[START]
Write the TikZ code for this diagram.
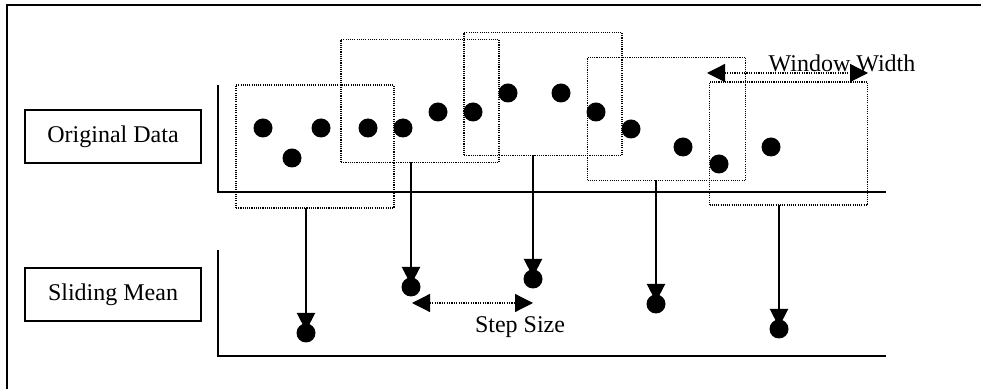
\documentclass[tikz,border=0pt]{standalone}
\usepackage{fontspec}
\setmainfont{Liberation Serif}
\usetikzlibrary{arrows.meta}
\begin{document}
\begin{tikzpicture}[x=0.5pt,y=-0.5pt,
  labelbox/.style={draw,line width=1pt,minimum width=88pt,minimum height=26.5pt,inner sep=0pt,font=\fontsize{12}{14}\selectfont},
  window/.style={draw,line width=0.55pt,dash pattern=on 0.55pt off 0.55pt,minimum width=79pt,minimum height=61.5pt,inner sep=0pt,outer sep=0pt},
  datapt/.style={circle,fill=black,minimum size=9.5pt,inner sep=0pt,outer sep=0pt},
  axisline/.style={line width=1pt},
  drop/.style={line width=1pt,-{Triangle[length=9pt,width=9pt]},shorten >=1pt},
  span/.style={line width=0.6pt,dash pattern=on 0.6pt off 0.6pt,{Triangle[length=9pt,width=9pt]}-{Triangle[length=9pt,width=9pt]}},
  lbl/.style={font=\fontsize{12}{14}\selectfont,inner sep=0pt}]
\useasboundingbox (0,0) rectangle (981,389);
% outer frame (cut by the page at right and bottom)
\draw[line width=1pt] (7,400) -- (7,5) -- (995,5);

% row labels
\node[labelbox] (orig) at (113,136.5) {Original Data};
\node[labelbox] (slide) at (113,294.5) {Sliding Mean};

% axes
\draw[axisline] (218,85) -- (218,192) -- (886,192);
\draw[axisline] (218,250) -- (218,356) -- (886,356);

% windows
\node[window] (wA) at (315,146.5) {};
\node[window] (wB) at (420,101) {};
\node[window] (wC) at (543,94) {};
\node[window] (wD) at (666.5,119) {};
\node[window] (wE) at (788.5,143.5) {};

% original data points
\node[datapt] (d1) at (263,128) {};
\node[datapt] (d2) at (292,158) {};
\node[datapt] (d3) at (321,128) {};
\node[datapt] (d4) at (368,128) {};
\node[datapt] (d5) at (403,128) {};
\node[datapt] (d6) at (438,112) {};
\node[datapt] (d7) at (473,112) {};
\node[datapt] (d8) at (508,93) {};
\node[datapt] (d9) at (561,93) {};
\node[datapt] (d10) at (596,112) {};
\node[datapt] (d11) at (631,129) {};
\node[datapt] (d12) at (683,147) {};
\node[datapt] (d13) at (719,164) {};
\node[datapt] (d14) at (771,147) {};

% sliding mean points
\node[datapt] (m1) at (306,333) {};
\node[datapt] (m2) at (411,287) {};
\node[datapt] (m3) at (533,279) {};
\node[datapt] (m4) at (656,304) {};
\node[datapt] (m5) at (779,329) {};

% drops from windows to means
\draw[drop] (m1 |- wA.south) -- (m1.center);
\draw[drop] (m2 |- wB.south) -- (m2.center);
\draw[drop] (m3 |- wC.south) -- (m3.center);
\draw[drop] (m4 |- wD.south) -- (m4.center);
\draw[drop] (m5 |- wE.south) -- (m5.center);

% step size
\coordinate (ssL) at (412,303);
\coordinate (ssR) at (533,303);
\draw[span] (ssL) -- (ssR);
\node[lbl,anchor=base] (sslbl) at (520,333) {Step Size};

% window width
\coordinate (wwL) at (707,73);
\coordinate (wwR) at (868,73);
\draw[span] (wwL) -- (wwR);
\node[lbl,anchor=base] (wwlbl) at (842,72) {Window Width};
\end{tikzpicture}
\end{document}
[END]
What needs to be done: Every line above should be returned word for word, with the pictures left behind.

Solution:
Write the TikZ code for this diagram.
\documentclass[tikz,border=0pt]{standalone}
\usepackage{fontspec}
\setmainfont{Liberation Serif}
\usetikzlibrary{arrows.meta}
\begin{document}
\begin{tikzpicture}[x=0.5pt,y=-0.5pt,
  labelbox/.style={draw,line width=1pt,minimum width=88pt,minimum height=26.5pt,inner sep=0pt,font=\fontsize{12}{14}\selectfont},
  window/.style={draw,line width=0.55pt,dash pattern=on 0.55pt off 0.55pt,minimum width=79pt,minimum height=61.5pt,inner sep=0pt,outer sep=0pt},
  datapt/.style={circle,fill=black,minimum size=9.5pt,inner sep=0pt,outer sep=0pt},
  axisline/.style={line width=1pt},
  drop/.style={line width=1pt,-{Triangle[length=9pt,width=9pt]},shorten >=1pt},
  span/.style={line width=0.6pt,dash pattern=on 0.6pt off 0.6pt,{Triangle[length=9pt,width=9pt]}-{Triangle[length=9pt,width=9pt]}},
  lbl/.style={font=\fontsize{12}{14}\selectfont,inner sep=0pt}]
\useasboundingbox (0,0) rectangle (981,389);
% outer frame (cut by the page at right and bottom)
\draw[line width=1pt] (7,400) -- (7,5) -- (995,5);

% row labels
\node[labelbox] (orig) at (113,136.5) {Original Data};
\node[labelbox] (slide) at (113,294.5) {Sliding Mean};

% axes
\draw[axisline] (218,85) -- (218,192) -- (886,192);
\draw[axisline] (218,250) -- (218,356) -- (886,356);

% windows
\node[window] (wA) at (315,146.5) {};
\node[window] (wB) at (420,101) {};
\node[window] (wC) at (543,94) {};
\node[window] (wD) at (666.5,119) {};
\node[window] (wE) at (788.5,143.5) {};

% original data points
\node[datapt] (d1) at (263,128) {};
\node[datapt] (d2) at (292,158) {};
\node[datapt] (d3) at (321,128) {};
\node[datapt] (d4) at (368,128) {};
\node[datapt] (d5) at (403,128) {};
\node[datapt] (d6) at (438,112) {};
\node[datapt] (d7) at (473,112) {};
\node[datapt] (d8) at (508,93) {};
\node[datapt] (d9) at (561,93) {};
\node[datapt] (d10) at (596,112) {};
\node[datapt] (d11) at (631,129) {};
\node[datapt] (d12) at (683,147) {};
\node[datapt] (d13) at (719,164) {};
\node[datapt] (d14) at (771,147) {};

% sliding mean points
\node[datapt] (m1) at (306,333) {};
\node[datapt] (m2) at (411,287) {};
\node[datapt] (m3) at (533,279) {};
\node[datapt] (m4) at (656,304) {};
\node[datapt] (m5) at (779,329) {};

% drops from windows to means
\draw[drop] (m1 |- wA.south) -- (m1.center);
\draw[drop] (m2 |- wB.south) -- (m2.center);
\draw[drop] (m3 |- wC.south) -- (m3.center);
\draw[drop] (m4 |- wD.south) -- (m4.center);
\draw[drop] (m5 |- wE.south) -- (m5.center);

% step size
\coordinate (ssL) at (412,303);
\coordinate (ssR) at (533,303);
\draw[span] (ssL) -- (ssR);
\node[lbl,anchor=base] (sslbl) at (520,333) {Step Size};

% window width
\coordinate (wwL) at (707,73);
\coordinate (wwR) at (868,73);
\draw[span] (wwL) -- (wwR);
\node[lbl,anchor=base] (wwlbl) at (842,72) {Window Width};
\end{tikzpicture}
\end{document}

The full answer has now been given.